WRITTEN INSTRUCTION:
Repeat the material exactly from its first line to the line that includes "130, 135, 140];". Skip pictures.

++++ DATA PROVIDED

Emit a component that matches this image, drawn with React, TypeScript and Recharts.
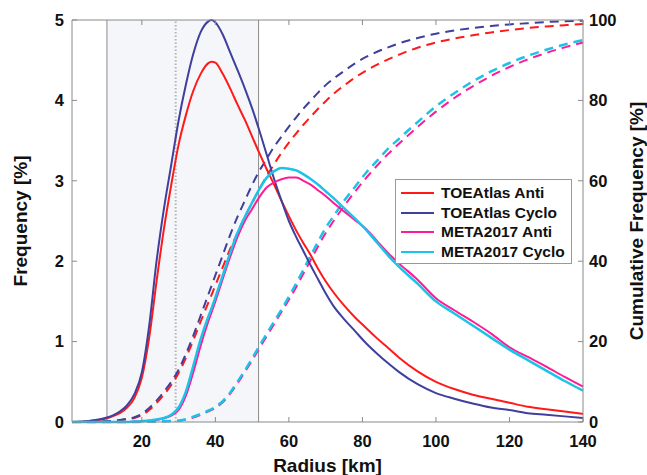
import { LineChart, Line, XAxis, YAxis, ReferenceArea, ReferenceLine, Legend, Label } from 'recharts';

const radius = [1, 5, 10, 12, 14, 16, 18, 20, 22, 24, 26, 28, 30, 32, 34, 36, 38, 39, 40, 42, 44, 46, 48, 50, 52, 54, 56, 58, 60, 62, 64, 66, 68, 70, 72, 75, 78, 81, 84, 87, 90, 95, 100, 105, 110, 115, 120, 125, 130, 135, 140];

// frequency [%]
const toeAnti = [0, 0.01, 0.04, 0.07, 0.11, 0.18, 0.3, 0.55, 1.05, 1.75, 2.4, 2.95, 3.45, 3.82, 4.12, 4.33, 4.46, 4.48, 4.47, 4.33, 4.15, 3.95, 3.76, 3.55, 3.34, 3.14, 2.95, 2.75, 2.56, 2.38, 2.22, 2.07, 1.9, 1.75, 1.62, 1.45, 1.3, 1.17, 1.04, 0.92, 0.8, 0.63, 0.5, 0.41, 0.34, 0.29, 0.24, 0.19, 0.16, 0.13, 0.1];
const toeCyclo = [0, 0.01, 0.05, 0.08, 0.13, 0.21, 0.35, 0.62, 1.2, 2.0, 2.65, 3.2, 3.75, 4.2, 4.58, 4.85, 4.98, 5.0, 4.97, 4.82, 4.6, 4.38, 4.15, 3.9, 3.62, 3.32, 3.02, 2.75, 2.5, 2.3, 2.12, 1.94, 1.77, 1.6, 1.45, 1.28, 1.13, 0.98, 0.85, 0.73, 0.62, 0.47, 0.36, 0.29, 0.23, 0.18, 0.15, 0.11, 0.09, 0.07, 0.05];
const metaAnti = [0, 0, 0, 0, 0, 0, 0.005, 0.01, 0.015, 0.025, 0.045, 0.08, 0.15, 0.33, 0.62, 0.95, 1.24, 1.37, 1.5, 1.78, 2.05, 2.3, 2.5, 2.65, 2.8, 2.92, 2.98, 3.02, 3.04, 3.04, 3.0, 2.95, 2.88, 2.81, 2.73, 2.62, 2.51, 2.4, 2.25, 2.1, 1.97, 1.77, 1.54, 1.39, 1.25, 1.1, 0.93, 0.81, 0.69, 0.56, 0.44];
const metaCyclo = [0, 0, 0, 0, 0, 0, 0.005, 0.01, 0.02, 0.03, 0.05, 0.09, 0.18, 0.38, 0.7, 1.03, 1.3, 1.42, 1.55, 1.82, 2.1, 2.35, 2.55, 2.73, 2.9, 3.04, 3.12, 3.16, 3.15, 3.13, 3.08, 3.02, 2.95, 2.87, 2.79, 2.66, 2.53, 2.39, 2.23, 2.07, 1.93, 1.72, 1.5, 1.35, 1.2, 1.05, 0.9, 0.77, 0.64, 0.51, 0.39];

// cumulative frequency [%]
const toeAntiCum = [0, 0, 0.1, 0.2, 0.4, 0.7, 1.0, 1.7, 3.0, 4.7, 6.8, 9.2, 12.2, 16, 20.3, 25, 29.5, 31.7, 34, 38.5, 43, 47, 51, 54.5, 58, 61.2, 64.2, 67, 69.5, 71.8, 74, 76, 78, 79.8, 81.5, 83.7, 85.7, 87.4, 88.9, 90.2, 91.4, 93.1, 94.4, 95.4, 96.2, 96.9, 97.5, 98, 98.4, 98.7, 99];
const toeCycloCum = [0, 0, 0.2, 0.3, 0.5, 0.8, 1.2, 2.0, 3.5, 5.3, 7.5, 10, 13, 17, 21.5, 26.5, 31.5, 34, 36.5, 41.5, 46.5, 51, 55, 59, 62.5, 65.5, 68.5, 71, 73.5, 75.8, 78, 80, 82, 83.8, 85.3, 87.3, 89.2, 90.8, 92.1, 93.2, 94.2, 95.5, 96.6, 97.4, 98, 98.5, 98.9, 99.2, 99.5, 99.7, 99.8];
const metaAntiCum = [0, 0, 0, 0, 0, 0, 0, 0.05, 0.1, 0.15, 0.2, 0.25, 0.3, 0.6, 1.1, 1.8, 2.6, 3.0, 3.5, 4.9, 7.0, 9.6, 12.4, 15.3, 18.4, 21.4, 24.4, 27.4, 30.4, 33.6, 37, 40.4, 43.8, 47, 49.8, 53.7, 57.3, 60.7, 63.8, 66.7, 69.3, 73.4, 77.2, 80.6, 83.5, 86.1, 88.3, 90.2, 91.8, 93.2, 94.4];
const metaCycloCum = [0, 0, 0, 0, 0, 0, 0, 0.05, 0.1, 0.15, 0.2, 0.25, 0.3, 0.7, 1.3, 2.0, 2.8, 3.2, 3.8, 5.2, 7.3, 10, 12.8, 15.8, 19, 22, 25, 28, 31.2, 34.5, 38, 41.5, 45, 48.3, 51, 55, 58.5, 62, 65, 68, 70.5, 74.6, 78.5, 81.8, 84.7, 87.2, 89.3, 91.1, 92.6, 93.9, 95];

const xTicks = [20, 40, 60, 80, 100, 120, 140];
const leftTicks = [0, 1, 2, 3, 4, 5];
const rightTicks = [0, 20, 40, 60, 80, 100];

// shaded band + dotted marker (km)
const bandStart = 10.5;
const bandEnd = 51.75;
const markerR = 29.2;

const data = radius.map((r, i) => ({
  r,
  toeAnti: toeAnti[i],
  toeCyclo: toeCyclo[i],
  metaAnti: metaAnti[i],
  metaCyclo: metaCyclo[i],
  toeAntiCum: toeAntiCum[i],
  toeCycloCum: toeCycloCum[i],
  metaAntiCum: metaAntiCum[i],
  metaCycloCum: metaCycloCum[i],
}));

const RED = '#ff1a1a';
const BLUE = '#3f3f9e';
const PINK = '#ff1a96';
const CYAN = '#1cc3e8';
const AXIS = '#8a8a8a';
const FONT = '"Liberation Sans", Arial, Helvetica, sans-serif';
const DASH = '9 6';

const series = [
  { key: 'toeAnti', name: 'TOEAtlas Anti', color: RED, width: 2 },
  { key: 'toeCyclo', name: 'TOEAtlas Cyclo', color: BLUE, width: 2 },
  { key: 'metaAnti', name: 'META2017 Anti', color: PINK, width: 2 },
  { key: 'metaCyclo', name: 'META2017 Cyclo', color: CYAN, width: 2.5 },
];

const TICK = 5;
const TITLE_SIZE = 19;
const TICK_SIZE = 16.5;

function BottomTick(props: any) {
  const { x, y, payload } = props;
  return (
    <g>
      <line x1={x} x2={x} y1={y - 8} y2={y - 8 - TICK} stroke={AXIS} />
      <text x={x} y={y} dy={16.5} textAnchor="middle" fontSize={TICK_SIZE} fontWeight="bold" fontFamily={FONT} fill="#111">
        {payload.value}
      </text>
    </g>
  );
}

function TopTick(props: any) {
  const { x, y } = props;
  return <line x1={x} x2={x} y1={y + 8} y2={y + 8 + TICK} stroke={AXIS} />;
}

function LeftTick(props: any) {
  const { x, y, payload } = props;
  return (
    <g>
      <line x1={x + 8} x2={x + 8 + TICK} y1={y} y2={y} stroke={AXIS} />
      <text x={x} y={y} dy={5.8} textAnchor="end" fontSize={TICK_SIZE} fontWeight="bold" fontFamily={FONT} fill="#111">
        {payload.value}
      </text>
    </g>
  );
}

function RightTick(props: any) {
  const { x, y, payload } = props;
  return (
    <g>
      <line x1={x - 6} x2={x - 6 - TICK} y1={y} y2={y} stroke={AXIS} />
      <text x={x} y={y} dy={5.8} textAnchor="start" fontSize={TICK_SIZE} fontWeight="bold" fontFamily={FONT} fill="#111">
        {payload.value}
      </text>
    </g>
  );
}

function LegendBox() {
  return (
    <div
      style={{
        border: '1px solid #999',
        background: '#fff',
        padding: '3px 0 3px 5px',
        boxSizing: 'border-box',
        width: 177,
        height: 85,
      }}
    >
      {series.map((s) => (
        <div key={s.key} style={{ display: 'flex', alignItems: 'center', height: 19.7 }}>
          <div style={{ width: 33, height: s.width, background: s.color, marginRight: 7 }} />
          <span style={{ fontFamily: FONT, fontWeight: 'bold', fontSize: 15.5, color: '#111', lineHeight: 1 }}>{s.name}</span>
        </div>
      ))}
    </div>
  );
}

function rotatedTitle(text: string, dx: number) {
  return ({ viewBox }: any) => {
    const cx = viewBox.x + dx;
    const cy = viewBox.y + viewBox.height / 2;
    return (
      <text x={cx} y={cy} transform={`rotate(-90 ${cx} ${cy})`} textAnchor="middle" dominantBaseline="central" fontFamily={FONT} fontWeight="bold" fontSize={TITLE_SIZE} fill="#111">
        {text}
      </text>
    );
  };
}

export default function App() {
  return (
    <div style={{ position: 'absolute', left: 0, top: 0, background: '#fff' }}>
      <LineChart width={647} height={475} data={data} margin={{ top: 0, right: 0, bottom: 0, left: 0 }}>
        <XAxis
          xAxisId="top"
          orientation="top"
          dataKey="r"
          type="number"
          domain={[1, 140]}
          ticks={xTicks}
          interval={0}
          height={20}
          tickSize={0}
          tickMargin={8}
          tick={<TopTick />}
          axisLine={{ stroke: AXIS }}
          tickLine={false}
        />
        <XAxis
          xAxisId="x"
          dataKey="r"
          type="number"
          domain={[1, 140]}
          ticks={xTicks}
          interval={0}
          height={53}
          tickSize={0}
          tickMargin={8}
          tick={<BottomTick />}
          axisLine={{ stroke: AXIS }}
          tickLine={false}
        >
          <Label value="Radius [km]" position="insideBottom" offset={3} style={{ fontFamily: FONT, fontWeight: 'bold', fontSize: TITLE_SIZE, fill: '#111' }} />
        </XAxis>
        <YAxis
          yAxisId="left"
          domain={[0, 5]}
          ticks={leftTicks}
          interval={0}
          width={72}
          tickSize={0}
          tickMargin={8}
          tick={<LeftTick />}
          axisLine={{ stroke: AXIS }}
          tickLine={false}
        >
          <Label content={rotatedTitle('Frequency [%]', 20)} />
        </YAxis>
        <YAxis
          yAxisId="right"
          orientation="right"
          domain={[0, 100]}
          ticks={rightTicks}
          interval={0}
          width={64}
          tickSize={0}
          tickMargin={6}
          tick={<RightTick />}
          axisLine={{ stroke: AXIS }}
          tickLine={false}
        >
          <Label content={rotatedTitle('Cumulative Frequency [%]', 53.5)} />
        </YAxis>

        <ReferenceArea xAxisId="x" yAxisId="left" x1={bandStart} x2={bandEnd} fill="#f5f6f9" fillOpacity={1} stroke="none" />
        <ReferenceLine xAxisId="x" yAxisId="left" x={bandStart} stroke={AXIS} strokeWidth={1} />
        <ReferenceLine xAxisId="x" yAxisId="left" x={bandEnd} stroke={AXIS} strokeWidth={1} />
        <ReferenceLine xAxisId="x" yAxisId="left" x={markerR} stroke="#b4b4b4" strokeWidth={2} strokeDasharray="1.5 2" />

        <Legend layout="vertical" align="center" verticalAlign="middle" content={<LegendBox />} wrapperStyle={{ left: 395, top: 179, width: 177 }} />

        <Line xAxisId="x" yAxisId="right" dataKey="toeAntiCum" stroke={RED} strokeWidth={2} strokeDasharray={DASH} dot={false} type="monotone" legendType="none" isAnimationActive={false} />
        <Line xAxisId="x" yAxisId="right" dataKey="toeCycloCum" stroke={BLUE} strokeWidth={2} strokeDasharray={DASH} dot={false} type="monotone" legendType="none" isAnimationActive={false} />
        <Line xAxisId="x" yAxisId="right" dataKey="metaAntiCum" stroke={PINK} strokeWidth={2} strokeDasharray={DASH} dot={false} type="monotone" legendType="none" isAnimationActive={false} />
        <Line xAxisId="x" yAxisId="right" dataKey="metaCycloCum" stroke={CYAN} strokeWidth={2.5} strokeDasharray={DASH} dot={false} type="monotone" legendType="none" isAnimationActive={false} />

        {series.map((s) => (
          <Line
            key={s.key}
            xAxisId="x"
            yAxisId="left"
            dataKey={s.key}
            name={s.name}
            stroke={s.color}
            strokeWidth={s.width}
            dot={false}
            type="monotone"
            isAnimationActive={false}
          />
        ))}
      </LineChart>
    </div>
  );
}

++++++++

EXERCISE OUTPUT:
Emit a component that matches this image, drawn with React, TypeScript and Recharts.
import { LineChart, Line, XAxis, YAxis, ReferenceArea, ReferenceLine, Legend, Label } from 'recharts';

const radius = [1, 5, 10, 12, 14, 16, 18, 20, 22, 24, 26, 28, 30, 32, 34, 36, 38, 39, 40, 42, 44, 46, 48, 50, 52, 54, 56, 58, 60, 62, 64, 66, 68, 70, 72, 75, 78, 81, 84, 87, 90, 95, 100, 105, 110, 115, 120, 125, 130, 135, 140];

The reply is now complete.